From the moment the Russian military crossed the border, the Ukrainians have outfought it, revealing it to be inflexible and intellectually vapid. Indeed when confronted with a Ukrainian military that was everything it was not—smart, adaptable, and willing to learn—the Russian army could only fall back on slow, massed firepower. The Battle of the Donbas, the war’s longest engagement, which started in late April and is still under way, exposed the Russian army at its worst. For months, it directed the bulk of personnel and equipment toward the center of a battle line running approximately from Izyum to Donetsk. Instead of breaking through Ukrainian lines and sending armored forces streaking forward rapidly, as many analysts had predicted, the Russian army opted to make painfully slow, incremental advances, by simply blasting the area directly in front of it. The plan seemed to be to render the area uninhabitable by Ukrainians, which would allow the Russians to advance intermittently into the vacuum. This was heavy-firepower, low-intelligence warfare on a grand scale, which resulted in strategically meaningless advances secured at the cost of unsustainably high Russian casualties. And in recent weeks, the Ukrainians have retaken much of the territory that Russia managed to seize at the start of the battle—and more.
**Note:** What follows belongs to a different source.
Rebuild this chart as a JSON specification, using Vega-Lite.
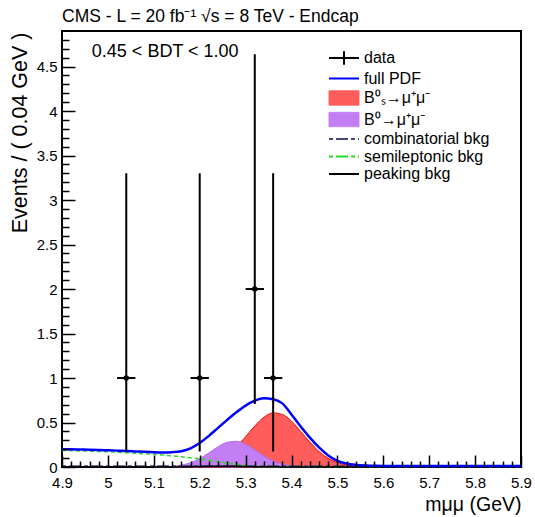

I struggle to think of another case in the past 100 years when a major military power has performed as poorly against an adversary it was heavily favored to defeat. The supposedly second-strongest army in the world, with its martial spirit, brilliant doctrines, and advanced equipment, was thwarted and is now being pushed back by a Ukrainian military whose prospects most outsiders had dismissed before the war."

The Atlantic
More tolerant, more liberal? Are they talking about the government that outlawed all political opposition? That was rated even more corrupt than Russia which is one of the world's most corrupt? Let's be honest. The Ukrainians in this situation are the lesser of two evils. They are the ones invaded. They're the ones whose civilians have been slaughtered. But they are by no means boy scouts and trying to clean up their image to make spending tens of billions on them palatable is just as ludicrous as attempting to make Republicans pro-Putin, pro-Russia who are justifying the invasion. Some are for sure. Just as some Democrats are pro defunding the police. You can't paint everyone with the same broad brush. But damn if you don't try.